Please read below the fold for September's prime apocalyptic event.
But it would feel odd to have a list of twelve sure signs of the upcoming end of the world without at least one of them being specifically devoted to Fox & Friends. More than any other show, Fox & Friends may represent the final, inevitable destination of all cable news programming. Where other programs may be shallow, Fox & Friends is stupid. While other programs try to invent news out of nothingness on slow days, Fox & Friends keeps a litany of imaginary dangers and paranoias to keep their viewer's larders stocked. It is not merely the worst news show on television—it, much like Crossfire on another network, in another time—works singlehandedly and purposefully toward turning the style of information-dispensation and debate throughout the rest of the nation into something Louder, and Dumber, and Worse.

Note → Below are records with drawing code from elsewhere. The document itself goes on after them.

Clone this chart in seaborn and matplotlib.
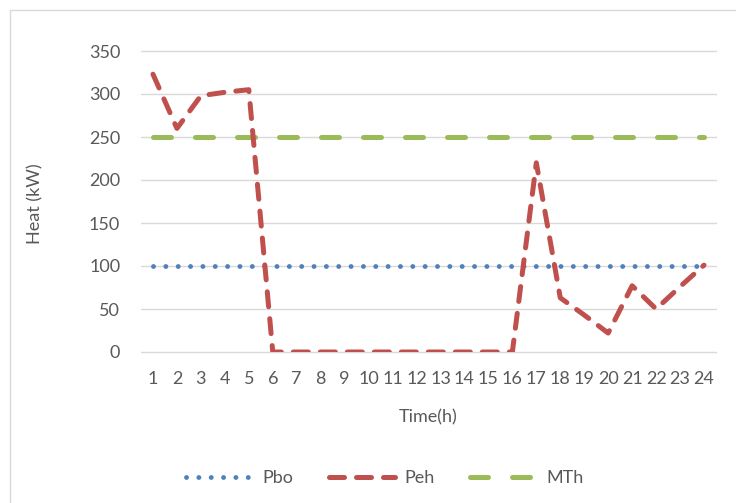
import matplotlib
matplotlib.use("Agg")
import matplotlib.pyplot as plt
from matplotlib.lines import Line2D
import pandas as pd
import seaborn as sns

# Hourly heat balance (kW)
hours = [1, 2, 3, 4, 5, 6, 7, 8, 9, 10, 11, 12,
         13, 14, 15, 16, 17, 18, 19, 20, 21, 22, 23, 24]
pbo = [100, 100, 100, 100, 100, 100, 100, 100, 100, 100, 100, 100,
       100, 100, 100, 100, 100, 100, 100, 100, 100, 100, 100, 100]
peh = [323, 260, 298, 302, 305, 0, 0, 0, 0, 0, 0, 0,
       0, 0, 0, 0, 220, 63, 43, 22, 77, 50, 76, 101]
mth = [250, 250, 250, 250, 250, 250, 250, 250, 250, 250, 250, 250,
       250, 250, 250, 250, 250, 250, 250, 250, 250, 250, 250, 250]
y_ticks = [0, 50, 100, 150, 200, 250, 300, 350]
series_names = ["Pbo", "Peh", "MTh"]

df = pd.DataFrame({"hour": hours, "Pbo": pbo, "Peh": peh, "MTh": mth})

sns.set_theme(style="white")
plt.rcParams["font.family"] = ["Lato", "DejaVu Sans"]

TEXT = "#595959"
GRID = "#D9D9D9"

styles = {
    "Pbo": dict(color="#4F81BD", linewidth=3.5, linestyle=(0, (0.01, 2.53)), zorder=3),
    "Peh": dict(color="#C0504D", linewidth=3.6, linestyle=(0, (3.0, 2.4)), zorder=5),
    "MTh": dict(color="#9BBB59", linewidth=3.6, linestyle=(0, (3.6, 4.8)), zorder=4),
}

W, H = 736, 503
fig = plt.figure(figsize=(W / 100, H / 100), dpi=100)
ax = fig.add_axes([141 / W, 1 - 352 / H, 575 / W, 301 / H])

for name in series_names:
    st = styles[name]
    sns.lineplot(data=df, x="hour", y=name, ax=ax, legend=False,
                 color=st["color"], linewidth=st["linewidth"],
                 linestyle=st["linestyle"], zorder=st["zorder"],
                 dash_capstyle="round", solid_capstyle="round")

ax.set_xlim(0.5, 24.5)
ax.set_ylim(0, 350)
ax.set_xticks(hours)
ax.set_xticklabels([str(h) for h in hours])
ax.set_yticks(y_ticks)
ax.set_xlabel("")
ax.set_ylabel("")
for s in ax.spines.values():
    s.set_visible(False)
ax.grid(axis="y", color=GRID, linewidth=1.0)
ax.grid(axis="x", visible=False)
for gl in ax.get_ygridlines():
    gl.set_clip_on(False)
ax.tick_params(axis="both", length=0, labelsize=13, labelcolor=TEXT)
ax.tick_params(axis="x", pad=14)
ax.tick_params(axis="y", pad=15)

fig.text(35 / W, 1 - 204 / H, "Heat (kW)", rotation=90, ha="center",
         va="center", fontsize=13, color=TEXT)
fig.text(428.5 / W, 1 - 422 / H, "Time(h)", ha="center", va="baseline",
         fontsize=13, color=TEXT)

handles = [Line2D([0], [0], color=styles[n]["color"],
                  linewidth=styles[n]["linewidth"],
                  linestyle=styles[n]["linestyle"],
                  dash_capstyle="round", solid_capstyle="round")
           for n in series_names]
fig.legend(handles, series_names, loc="center",
           bbox_to_anchor=(385 / W, 1 - 478 / H), ncol=3, frameon=False,
           handlelength=3.67, handletextpad=0.55, columnspacing=1.94,
           fontsize=13, labelcolor=TEXT)

# chart frame
fig.add_artist(Line2D([10 / W, 1], [1 - 10 / H, 1 - 10 / H],
                      transform=fig.transFigure, color=GRID, linewidth=1.0))
fig.add_artist(Line2D([10 / W, 10 / W], [0, 1 - 10 / H],
                      transform=fig.transFigure, color=GRID, linewidth=1.0))

fig.savefig("out.png", dpi=100)
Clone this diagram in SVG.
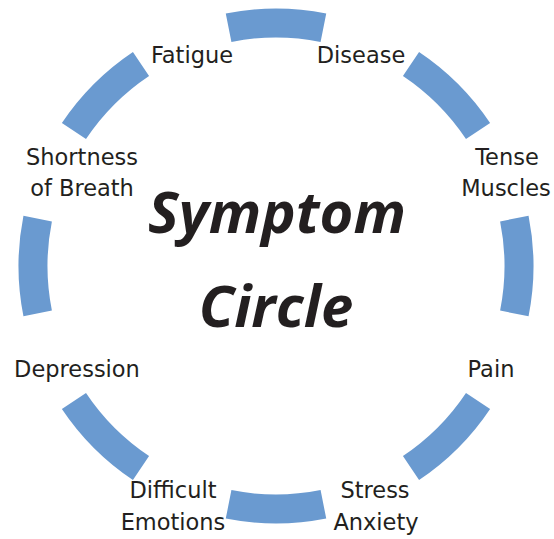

So we'll give this month's sign of the apocalypse to Fox & Friends as a whole, and specifically to their witty banter upon release of a tape showing NFL player Ray Rice knocking his then-girlfriend unconscious in an elevator with a single full-force punch to her face.
The hosts of Fox & Friends on Monday turned video of NFL player Ray Rice punching his then-girlfriend unconscious in an elevator into a joke, saying that in the future she should “take the stairs.” [...]
“I think the message is take the stairs,” [Brian Kilmeade] added, as co-host Anna Kooiman giggled.
“The message is, when you’re in an elevator, there’s a camera,” Doocy concluded.
Imagine this morning banter, day in and day out, every day for a month or a year or a decade. Surely, this is how civilizations fall.